The biological importance of the JAK-STAT signalling pathway was indicated by the severe combined immunodeficiency (SCID) of patients lacking functional JAK3 kinase, that associates exclusively with the common gamma-chain (γc), which is shared by members of the immunologically important IL-2-family of cytokines. Additionally, genetic mutations in Tyk2, STAT1, STAT3, and STAT5B have been shown to cause various immunodeficiencies, indicating the profound importance of an intact JAK-STAT signaling pathway to normal cellular integrity and immune function.

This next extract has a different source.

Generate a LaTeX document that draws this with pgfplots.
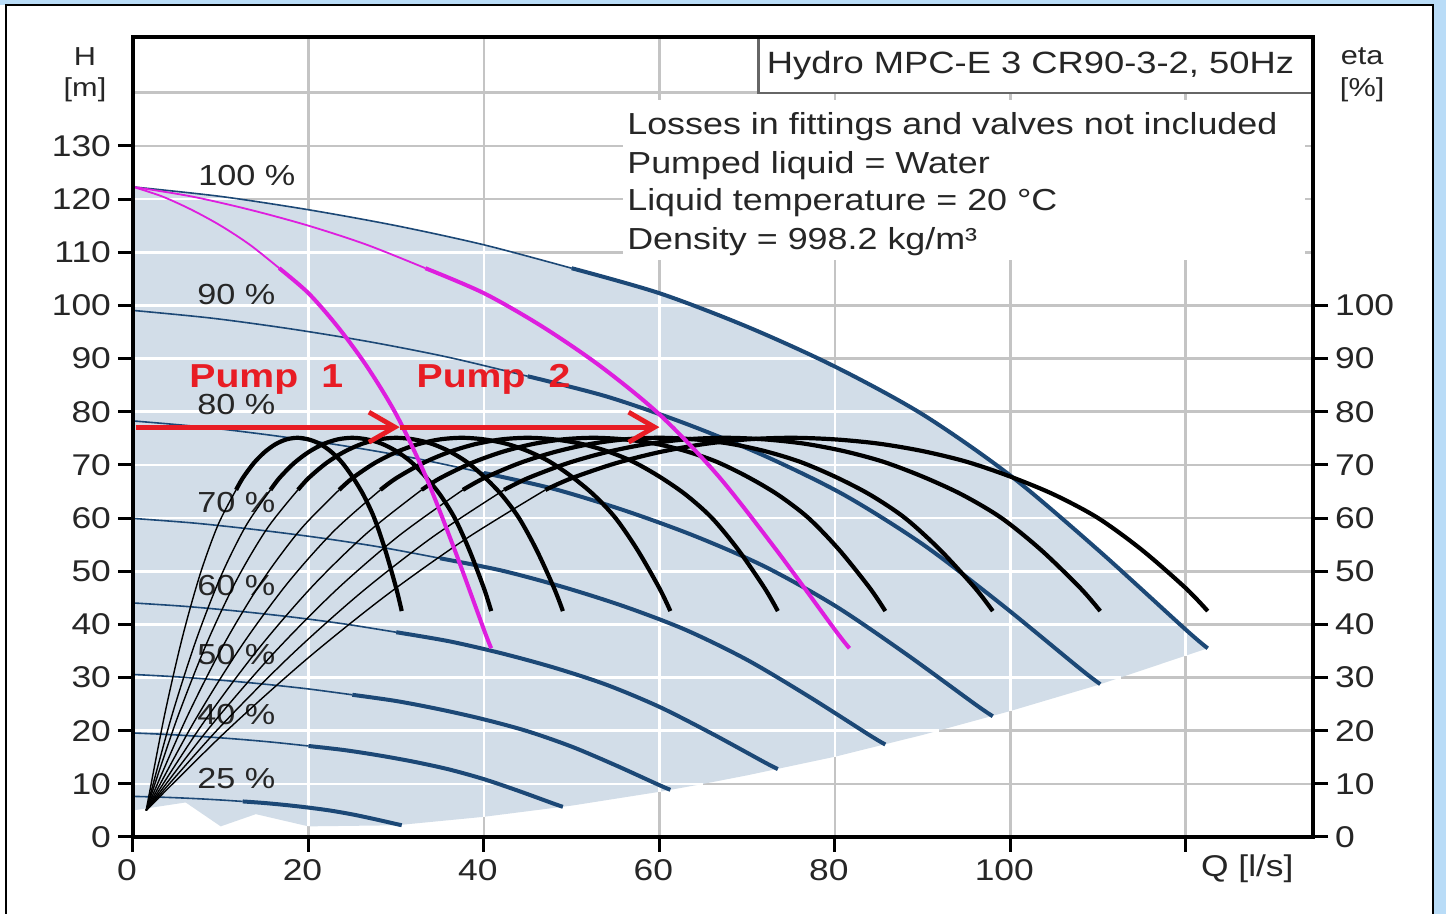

By virtue of the fact that STAT proteins play vital roles in the proliferative, differentiation and survival decisions of cells, constitutively activated STATs, particularly STAT3 and STAT5, have been detected in a variety of human primary tumours, haematopoietic tumours such as leukaemias, lymphomas, multiple myelomas and cellular transformation by viral or cellular oncogenes. Previously, we showed that dysregulation of STAT5 proteins contributes to the pathology of malignant T cells in Sezary Syndrome. Moreover, over-expression of constitutively activated STAT3 and STAT5, or wild-type or a C-terminally truncated form of Stat5 (Stat5t), induced tumours in transgenic mouse models, suggesting that these two STAT proteins regulate transcription of important target genes, whose aberrant expression can lead to cellular transformation.
We are interested in understanding the molecular mechanisms by which STAT5A, STAT5B and to a lesser extent STAT3, mediate the actions of IL-2 in T cells. As IL-2 regulates many critical aspects of immunity, such as activation induced cell death (AICD) of T cells, tolerance and autoimmunity, via the JAK-STAT5 pathway, a detailed molecular understanding of how these STAT proteins are regulated, and the target genes they regulate should enable us to identify novel therapeutic targets for use in diseases associated with the dysregulation of IL-2/IL-2R system. To this extent we are undertaking structure-function studies of the two highly homologous proteins, STAT5A and STAT5B to understand how they interact with DNA, and whether they differ in this process. In other studies, we have identified a number of novel IL-2-induced target genes of STAT5A and STAT5B by chromatin immunoprecipitation, and studies are underway to validate and evaluate several of these candidate genes at the expression and functional level. We also have on-going collaboration with the lab of Prof. Giovanna Lombardi and Prof. Robert Lechler on the role of STAT3/STAT5 in Treg cell differentiation under inflammatory conditions.